Posted May 27, 2016
Featuring Adam Moeser

Student of Dr. Adam Moeser receives 2016 National Phi Zeta Manuscript Award in Basic Sciences

Elizabeth Lennon
Elizabeth Lennon, DVM, PhD, DACVIM

Elizabeth Lennon, DVM, PhD, DACVIM, has received the 2016 National Phi Zeta Manuscript Award in the Basic Sciences category for outstanding work on early life stress and human inflammatory bowel disease (IBD). A student of MSU Matilda R. Wilson Endowed Chair Dr. Adam Moeser, she is currently an assistant professor in the University of Tennessee’s Department of Small Animal Clinical Sciences.

As many as 1.6 million Americans suffer from IBD, a chronic condition that usually involves severe diarrhea, pain, fatigue, and weight loss. IBD can be debilitating and can lead to life-threatening complications. Each year, as many as 70,000 new cases of ulcerative colitis and Crohn's disease, the most common forms of IBD, are diagnosed in the United States each year.

There is a strong link between life stress and IBD flares in humans, and it is known that stress can trigger important contributors to intestinal inflammation and clinical disease. However, the exact mechanisms of stress-induced IBD exacerbations are still not known.

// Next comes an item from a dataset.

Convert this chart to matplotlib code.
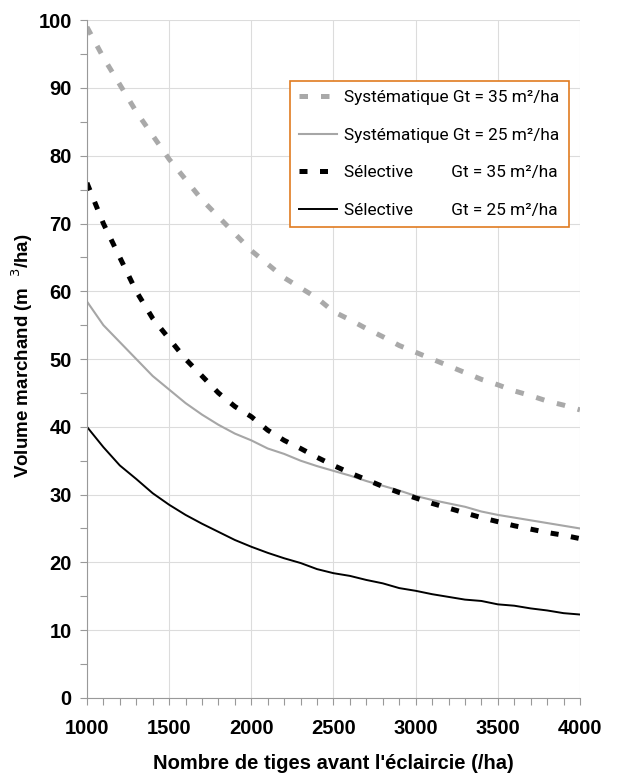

Lennon’s breakthrough is the identification of a novel model to investigate exactly how early life stress influences the development and course of IBD in adulthood.  She found that neonatal maternal separation in mice triggered the development of severe colitis that was sustained later in life. This represents a surrogate model that can help researchers, including those in Moeser’s lab, move forward more quickly in understanding the link between early life events and lifelong disease.

The team in Moeser’s Gastrointestinal Stress Biology Laboratory is working to gain a fundamental understanding of how stress—particularly early life stress—causes lifelong GI disease in humans and animals. The ultimate goal of the research is to uncover therapeutic targets and identify alternative practices to prevent or treat debilitating GI disorders such as IBD and irritable bowel syndrome.

Lennon’s manuscript, “Early life stress triggers persistent colonic barrier dysfunction and exacerbates colitis in adult IL-10-/- mice,” was published in Inflammatory Bowel Disease, the journal of the Crohn’s and Colitis Foundation of America.